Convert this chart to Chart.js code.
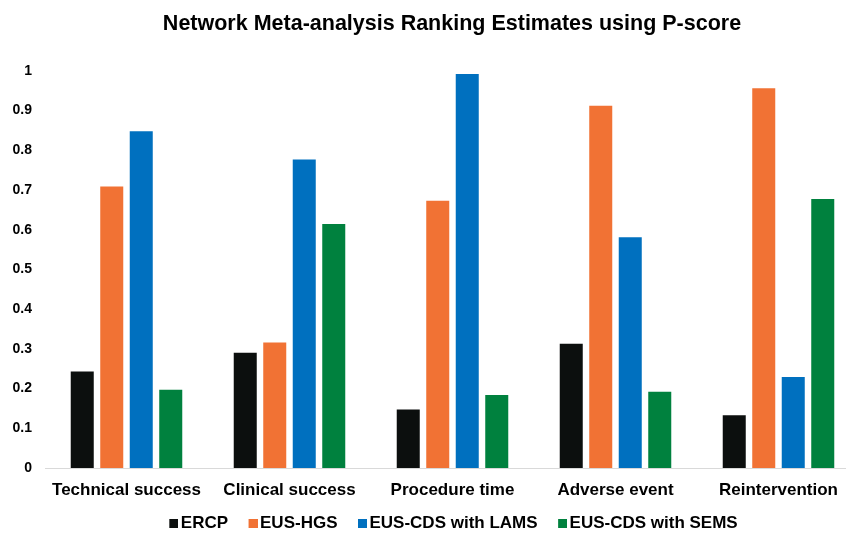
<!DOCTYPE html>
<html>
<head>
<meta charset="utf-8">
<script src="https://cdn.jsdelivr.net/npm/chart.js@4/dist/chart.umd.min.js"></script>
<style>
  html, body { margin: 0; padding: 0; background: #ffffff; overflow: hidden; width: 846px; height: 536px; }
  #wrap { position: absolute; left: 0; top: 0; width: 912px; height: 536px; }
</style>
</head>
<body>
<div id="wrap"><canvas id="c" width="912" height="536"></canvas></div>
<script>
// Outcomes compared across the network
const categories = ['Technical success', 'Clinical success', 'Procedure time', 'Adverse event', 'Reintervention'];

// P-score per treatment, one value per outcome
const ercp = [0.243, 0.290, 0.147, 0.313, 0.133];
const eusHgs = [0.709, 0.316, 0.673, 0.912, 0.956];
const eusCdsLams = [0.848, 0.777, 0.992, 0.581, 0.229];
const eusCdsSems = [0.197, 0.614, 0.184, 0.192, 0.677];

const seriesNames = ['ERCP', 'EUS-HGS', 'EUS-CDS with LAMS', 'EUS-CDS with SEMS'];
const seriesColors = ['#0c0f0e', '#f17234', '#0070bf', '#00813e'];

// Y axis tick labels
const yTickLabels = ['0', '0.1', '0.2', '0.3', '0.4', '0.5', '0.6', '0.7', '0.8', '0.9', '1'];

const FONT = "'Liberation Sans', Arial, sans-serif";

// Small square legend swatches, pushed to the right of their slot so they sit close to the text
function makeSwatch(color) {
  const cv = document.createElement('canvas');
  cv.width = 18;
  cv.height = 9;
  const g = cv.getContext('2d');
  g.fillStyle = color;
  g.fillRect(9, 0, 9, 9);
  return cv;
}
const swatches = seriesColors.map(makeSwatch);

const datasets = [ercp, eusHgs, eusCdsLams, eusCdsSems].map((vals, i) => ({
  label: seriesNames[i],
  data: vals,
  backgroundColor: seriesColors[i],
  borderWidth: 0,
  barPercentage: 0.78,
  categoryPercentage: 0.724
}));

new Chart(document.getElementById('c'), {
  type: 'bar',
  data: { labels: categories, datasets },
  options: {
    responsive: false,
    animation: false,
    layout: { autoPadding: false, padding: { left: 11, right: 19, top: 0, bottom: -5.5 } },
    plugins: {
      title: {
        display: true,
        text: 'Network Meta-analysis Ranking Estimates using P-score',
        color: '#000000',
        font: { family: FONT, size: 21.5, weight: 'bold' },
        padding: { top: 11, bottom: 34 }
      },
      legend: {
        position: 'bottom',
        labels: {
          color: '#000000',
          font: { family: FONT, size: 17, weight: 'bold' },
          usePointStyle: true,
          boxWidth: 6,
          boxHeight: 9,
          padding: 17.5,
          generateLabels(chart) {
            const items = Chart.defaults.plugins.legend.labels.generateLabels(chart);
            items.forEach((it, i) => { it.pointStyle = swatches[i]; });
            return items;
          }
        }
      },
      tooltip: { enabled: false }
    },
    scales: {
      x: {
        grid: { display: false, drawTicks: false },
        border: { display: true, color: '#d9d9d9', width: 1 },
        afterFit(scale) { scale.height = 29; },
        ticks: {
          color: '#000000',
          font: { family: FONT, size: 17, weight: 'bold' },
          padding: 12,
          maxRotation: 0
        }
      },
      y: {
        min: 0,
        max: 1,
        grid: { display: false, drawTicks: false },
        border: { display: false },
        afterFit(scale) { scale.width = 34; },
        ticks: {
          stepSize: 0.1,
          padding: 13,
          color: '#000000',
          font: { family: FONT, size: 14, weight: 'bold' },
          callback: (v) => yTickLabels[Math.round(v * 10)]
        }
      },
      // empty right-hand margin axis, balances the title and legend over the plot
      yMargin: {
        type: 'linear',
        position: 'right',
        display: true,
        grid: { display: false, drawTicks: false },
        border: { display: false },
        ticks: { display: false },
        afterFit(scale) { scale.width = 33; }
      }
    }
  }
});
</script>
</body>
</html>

------------

**TO DO:** All the lines above are to be reproduced exactly, except the pictures.

**ANSWER TO THE TASK:**
Convert this chart to Chart.js code.
<!DOCTYPE html>
<html>
<head>
<meta charset="utf-8">
<script src="https://cdn.jsdelivr.net/npm/chart.js@4/dist/chart.umd.min.js"></script>
<style>
  html, body { margin: 0; padding: 0; background: #ffffff; overflow: hidden; width: 846px; height: 536px; }
  #wrap { position: absolute; left: 0; top: 0; width: 912px; height: 536px; }
</style>
</head>
<body>
<div id="wrap"><canvas id="c" width="912" height="536"></canvas></div>
<script>
// Outcomes compared across the network
const categories = ['Technical success', 'Clinical success', 'Procedure time', 'Adverse event', 'Reintervention'];

// P-score per treatment, one value per outcome
const ercp = [0.243, 0.290, 0.147, 0.313, 0.133];
const eusHgs = [0.709, 0.316, 0.673, 0.912, 0.956];
const eusCdsLams = [0.848, 0.777, 0.992, 0.581, 0.229];
const eusCdsSems = [0.197, 0.614, 0.184, 0.192, 0.677];

const seriesNames = ['ERCP', 'EUS-HGS', 'EUS-CDS with LAMS', 'EUS-CDS with SEMS'];
const seriesColors = ['#0c0f0e', '#f17234', '#0070bf', '#00813e'];

// Y axis tick labels
const yTickLabels = ['0', '0.1', '0.2', '0.3', '0.4', '0.5', '0.6', '0.7', '0.8', '0.9', '1'];

const FONT = "'Liberation Sans', Arial, sans-serif";

// Small square legend swatches, pushed to the right of their slot so they sit close to the text
function makeSwatch(color) {
  const cv = document.createElement('canvas');
  cv.width = 18;
  cv.height = 9;
  const g = cv.getContext('2d');
  g.fillStyle = color;
  g.fillRect(9, 0, 9, 9);
  return cv;
}
const swatches = seriesColors.map(makeSwatch);

const datasets = [ercp, eusHgs, eusCdsLams, eusCdsSems].map((vals, i) => ({
  label: seriesNames[i],
  data: vals,
  backgroundColor: seriesColors[i],
  borderWidth: 0,
  barPercentage: 0.78,
  categoryPercentage: 0.724
}));

new Chart(document.getElementById('c'), {
  type: 'bar',
  data: { labels: categories, datasets },
  options: {
    responsive: false,
    animation: false,
    layout: { autoPadding: false, padding: { left: 11, right: 19, top: 0, bottom: -5.5 } },
    plugins: {
      title: {
        display: true,
        text: 'Network Meta-analysis Ranking Estimates using P-score',
        color: '#000000',
        font: { family: FONT, size: 21.5, weight: 'bold' },
        padding: { top: 11, bottom: 34 }
      },
      legend: {
        position: 'bottom',
        labels: {
          color: '#000000',
          font: { family: FONT, size: 17, weight: 'bold' },
          usePointStyle: true,
          boxWidth: 6,
          boxHeight: 9,
          padding: 17.5,
          generateLabels(chart) {
            const items = Chart.defaults.plugins.legend.labels.generateLabels(chart);
            items.forEach((it, i) => { it.pointStyle = swatches[i]; });
            return items;
          }
        }
      },
      tooltip: { enabled: false }
    },
    scales: {
      x: {
        grid: { display: false, drawTicks: false },
        border: { display: true, color: '#d9d9d9', width: 1 },
        afterFit(scale) { scale.height = 29; },
        ticks: {
          color: '#000000',
          font: { family: FONT, size: 17, weight: 'bold' },
          padding: 12,
          maxRotation: 0
        }
      },
      y: {
        min: 0,
        max: 1,
        grid: { display: false, drawTicks: false },
        border: { display: false },
        afterFit(scale) { scale.width = 34; },
        ticks: {
          stepSize: 0.1,
          padding: 13,
          color: '#000000',
          font: { family: FONT, size: 14, weight: 'bold' },
          callback: (v) => yTickLabels[Math.round(v * 10)]
        }
      },
      // empty right-hand margin axis, balances the title and legend over the plot
      yMargin: {
        type: 'linear',
        position: 'right',
        display: true,
        grid: { display: false, drawTicks: false },
        border: { display: false },
        ticks: { display: false },
        afterFit(scale) { scale.width = 33; }
      }
    }
  }
});
</script>
</body>
</html>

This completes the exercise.